• Data segment
** Begin **
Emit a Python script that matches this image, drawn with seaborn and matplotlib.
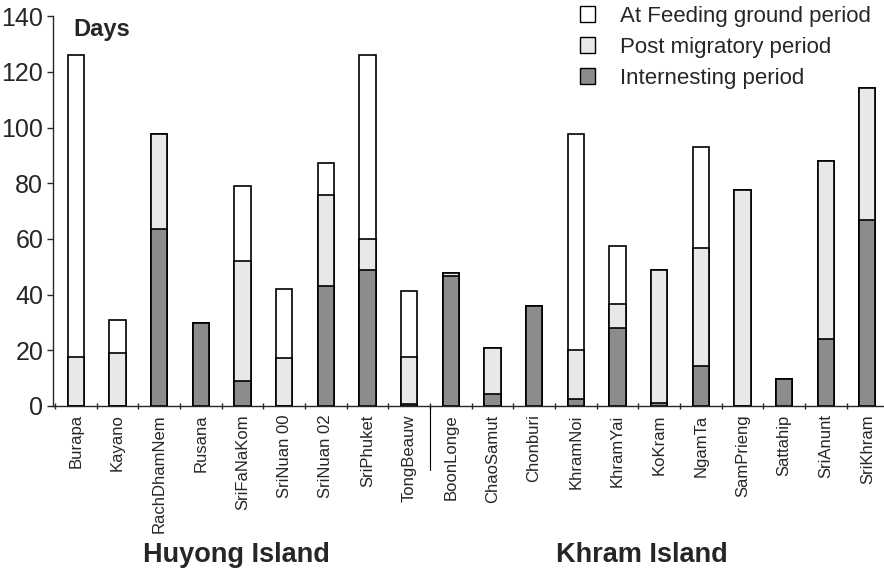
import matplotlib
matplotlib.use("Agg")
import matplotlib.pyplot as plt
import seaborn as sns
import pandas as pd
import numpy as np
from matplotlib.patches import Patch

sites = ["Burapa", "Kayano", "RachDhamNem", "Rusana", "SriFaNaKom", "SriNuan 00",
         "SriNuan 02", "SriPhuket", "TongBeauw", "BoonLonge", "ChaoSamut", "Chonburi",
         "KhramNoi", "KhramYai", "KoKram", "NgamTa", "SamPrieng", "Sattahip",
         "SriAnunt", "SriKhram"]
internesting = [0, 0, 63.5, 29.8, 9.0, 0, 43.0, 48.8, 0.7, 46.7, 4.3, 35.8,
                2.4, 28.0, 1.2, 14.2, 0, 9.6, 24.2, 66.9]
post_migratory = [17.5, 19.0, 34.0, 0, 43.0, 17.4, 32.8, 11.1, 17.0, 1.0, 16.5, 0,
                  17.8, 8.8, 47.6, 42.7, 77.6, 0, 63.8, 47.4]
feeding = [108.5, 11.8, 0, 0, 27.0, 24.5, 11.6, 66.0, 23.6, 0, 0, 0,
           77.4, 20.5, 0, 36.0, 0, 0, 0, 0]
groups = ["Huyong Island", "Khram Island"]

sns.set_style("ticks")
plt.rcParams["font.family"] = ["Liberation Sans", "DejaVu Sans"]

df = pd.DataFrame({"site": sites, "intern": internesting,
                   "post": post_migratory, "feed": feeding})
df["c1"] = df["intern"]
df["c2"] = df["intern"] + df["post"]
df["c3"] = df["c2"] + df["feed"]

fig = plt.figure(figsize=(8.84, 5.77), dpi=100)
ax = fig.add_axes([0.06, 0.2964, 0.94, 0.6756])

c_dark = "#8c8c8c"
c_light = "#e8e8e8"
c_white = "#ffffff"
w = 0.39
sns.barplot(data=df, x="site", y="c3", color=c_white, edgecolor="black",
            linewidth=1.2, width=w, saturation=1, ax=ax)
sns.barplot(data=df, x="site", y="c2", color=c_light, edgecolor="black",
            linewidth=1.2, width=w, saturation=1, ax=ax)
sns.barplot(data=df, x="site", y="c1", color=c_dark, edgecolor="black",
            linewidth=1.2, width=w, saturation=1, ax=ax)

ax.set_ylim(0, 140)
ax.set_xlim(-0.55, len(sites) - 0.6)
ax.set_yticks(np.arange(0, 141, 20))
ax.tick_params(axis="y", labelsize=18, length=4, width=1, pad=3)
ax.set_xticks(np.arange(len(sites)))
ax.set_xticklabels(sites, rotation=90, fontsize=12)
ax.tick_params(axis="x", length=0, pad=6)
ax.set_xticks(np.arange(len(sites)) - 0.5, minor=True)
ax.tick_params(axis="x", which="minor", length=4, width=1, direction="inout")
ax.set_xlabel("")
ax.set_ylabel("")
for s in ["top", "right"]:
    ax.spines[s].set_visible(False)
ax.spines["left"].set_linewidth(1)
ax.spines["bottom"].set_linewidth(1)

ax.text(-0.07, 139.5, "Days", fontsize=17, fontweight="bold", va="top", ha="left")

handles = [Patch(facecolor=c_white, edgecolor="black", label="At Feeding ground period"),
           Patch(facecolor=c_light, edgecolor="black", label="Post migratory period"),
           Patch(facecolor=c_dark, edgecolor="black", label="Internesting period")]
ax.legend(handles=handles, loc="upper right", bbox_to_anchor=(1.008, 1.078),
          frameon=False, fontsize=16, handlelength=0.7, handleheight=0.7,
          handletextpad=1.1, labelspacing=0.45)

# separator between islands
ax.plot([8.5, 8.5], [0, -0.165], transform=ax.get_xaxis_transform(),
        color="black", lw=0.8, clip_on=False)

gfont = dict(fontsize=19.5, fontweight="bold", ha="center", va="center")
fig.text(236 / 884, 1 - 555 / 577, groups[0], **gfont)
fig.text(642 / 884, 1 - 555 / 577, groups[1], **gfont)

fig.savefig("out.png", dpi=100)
** End **
• What this task involves
Transcribe the full listing character for character. Pictures are excluded.

• Task output
Emit a Python script that matches this image, drawn with seaborn and matplotlib.
import matplotlib
matplotlib.use("Agg")
import matplotlib.pyplot as plt
import seaborn as sns
import pandas as pd
import numpy as np
from matplotlib.patches import Patch

sites = ["Burapa", "Kayano", "RachDhamNem", "Rusana", "SriFaNaKom", "SriNuan 00",
         "SriNuan 02", "SriPhuket", "TongBeauw", "BoonLonge", "ChaoSamut", "Chonburi",
         "KhramNoi", "KhramYai", "KoKram", "NgamTa", "SamPrieng", "Sattahip",
         "SriAnunt", "SriKhram"]
internesting = [0, 0, 63.5, 29.8, 9.0, 0, 43.0, 48.8, 0.7, 46.7, 4.3, 35.8,
                2.4, 28.0, 1.2, 14.2, 0, 9.6, 24.2, 66.9]
post_migratory = [17.5, 19.0, 34.0, 0, 43.0, 17.4, 32.8, 11.1, 17.0, 1.0, 16.5, 0,
                  17.8, 8.8, 47.6, 42.7, 77.6, 0, 63.8, 47.4]
feeding = [108.5, 11.8, 0, 0, 27.0, 24.5, 11.6, 66.0, 23.6, 0, 0, 0,
           77.4, 20.5, 0, 36.0, 0, 0, 0, 0]
groups = ["Huyong Island", "Khram Island"]

sns.set_style("ticks")
plt.rcParams["font.family"] = ["Liberation Sans", "DejaVu Sans"]

df = pd.DataFrame({"site": sites, "intern": internesting,
                   "post": post_migratory, "feed": feeding})
df["c1"] = df["intern"]
df["c2"] = df["intern"] + df["post"]
df["c3"] = df["c2"] + df["feed"]

fig = plt.figure(figsize=(8.84, 5.77), dpi=100)
ax = fig.add_axes([0.06, 0.2964, 0.94, 0.6756])

c_dark = "#8c8c8c"
c_light = "#e8e8e8"
c_white = "#ffffff"
w = 0.39
sns.barplot(data=df, x="site", y="c3", color=c_white, edgecolor="black",
            linewidth=1.2, width=w, saturation=1, ax=ax)
sns.barplot(data=df, x="site", y="c2", color=c_light, edgecolor="black",
            linewidth=1.2, width=w, saturation=1, ax=ax)
sns.barplot(data=df, x="site", y="c1", color=c_dark, edgecolor="black",
            linewidth=1.2, width=w, saturation=1, ax=ax)

ax.set_ylim(0, 140)
ax.set_xlim(-0.55, len(sites) - 0.6)
ax.set_yticks(np.arange(0, 141, 20))
ax.tick_params(axis="y", labelsize=18, length=4, width=1, pad=3)
ax.set_xticks(np.arange(len(sites)))
ax.set_xticklabels(sites, rotation=90, fontsize=12)
ax.tick_params(axis="x", length=0, pad=6)
ax.set_xticks(np.arange(len(sites)) - 0.5, minor=True)
ax.tick_params(axis="x", which="minor", length=4, width=1, direction="inout")
ax.set_xlabel("")
ax.set_ylabel("")
for s in ["top", "right"]:
    ax.spines[s].set_visible(False)
ax.spines["left"].set_linewidth(1)
ax.spines["bottom"].set_linewidth(1)

ax.text(-0.07, 139.5, "Days", fontsize=17, fontweight="bold", va="top", ha="left")

handles = [Patch(facecolor=c_white, edgecolor="black", label="At Feeding ground period"),
           Patch(facecolor=c_light, edgecolor="black", label="Post migratory period"),
           Patch(facecolor=c_dark, edgecolor="black", label="Internesting period")]
ax.legend(handles=handles, loc="upper right", bbox_to_anchor=(1.008, 1.078),
          frameon=False, fontsize=16, handlelength=0.7, handleheight=0.7,
          handletextpad=1.1, labelspacing=0.45)

# separator between islands
ax.plot([8.5, 8.5], [0, -0.165], transform=ax.get_xaxis_transform(),
        color="black", lw=0.8, clip_on=False)

gfont = dict(fontsize=19.5, fontweight="bold", ha="center", va="center")
fig.text(236 / 884, 1 - 555 / 577, groups[0], **gfont)
fig.text(642 / 884, 1 - 555 / 577, groups[1], **gfont)

fig.savefig("out.png", dpi=100)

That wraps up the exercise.